Not only did Basler attack the center, she then “initiated a second complaint” accusing its lawyers of violating the code by answering questions about the case in the media.

Then it refused to dismiss the complaints, instead continuing its prosecution, which forced the center and its lawyers “to stay silent about its policies and its religious beliefs.”

“These actions are not only unconstitutional, they have handcuffed Hope Center’s ability to defend itself in public and hindered its ability to raise funds,” the filing says.

The result is that the center “faces the prospect of closing its shelter, and needs immediate injunctive relief to stop Anchorage’s unconstitutional targeting.”

There was such hostility on the part of the city’s commission that when ADF, an internationally known organization that frequently argues before the U.S. Supreme Court, stepped in, the city initially refused to correspond with its lawyers.

Further, the city’s agency refused to let a lawyer for the center have a conference transcribed so there would be a record. City officials accused the center of lying in its answers, but they refused to make public the “materials that supposedly proved inconsistencies.”

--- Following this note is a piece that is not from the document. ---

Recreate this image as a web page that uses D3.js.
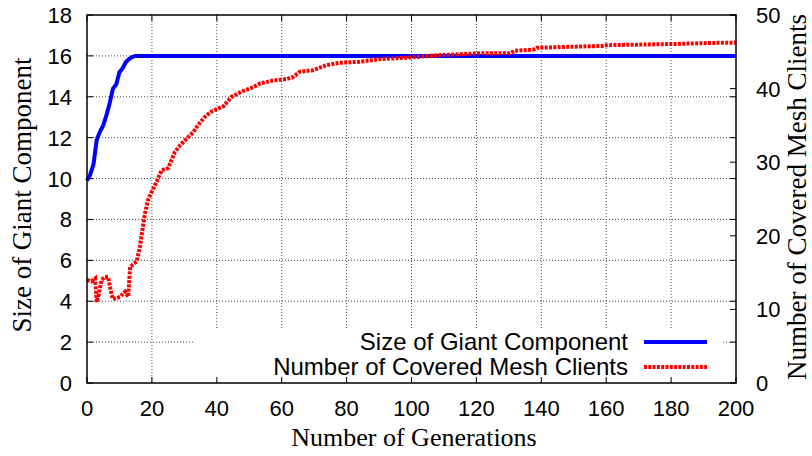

Then city officials continued their “provocative behavior” by accusing the center of failing to supplement its responses “even though it had previously tried to do so and had been instructed by the commission that no more documents need be exchanged.”

And the city missed a 240-day deadline for filing the first complaint, a fault that was ignored when the city eventually dismissed the second complaint.

The complaint also warns the city.

“When government acts with hostility toward religion, litigants establish a free-exercise violation without need to satisfy strict scrutiny,” the filing said. “Anchorage has acted with such hostility because it is using the code to pressure Hope Center to change its religious beliefs and practices. This is most evidence because the code does not even cover Hope Center. Hope Center’s women shelter is not a public accommodation.”

The state of Colorado’s “hostility” against baker Jack Phillips of Masterpiece Cakeshop, in prosecuting him for refusing to promote homosexuality in violation of his faith, was cited by the U.S. Supreme Court in its June decision in Phillips’ favor.

The complaint in the Anchorage case provides many examples of the city’s hostility, including the commission’s orders that the center “stay silent about its religious policies and beliefs.”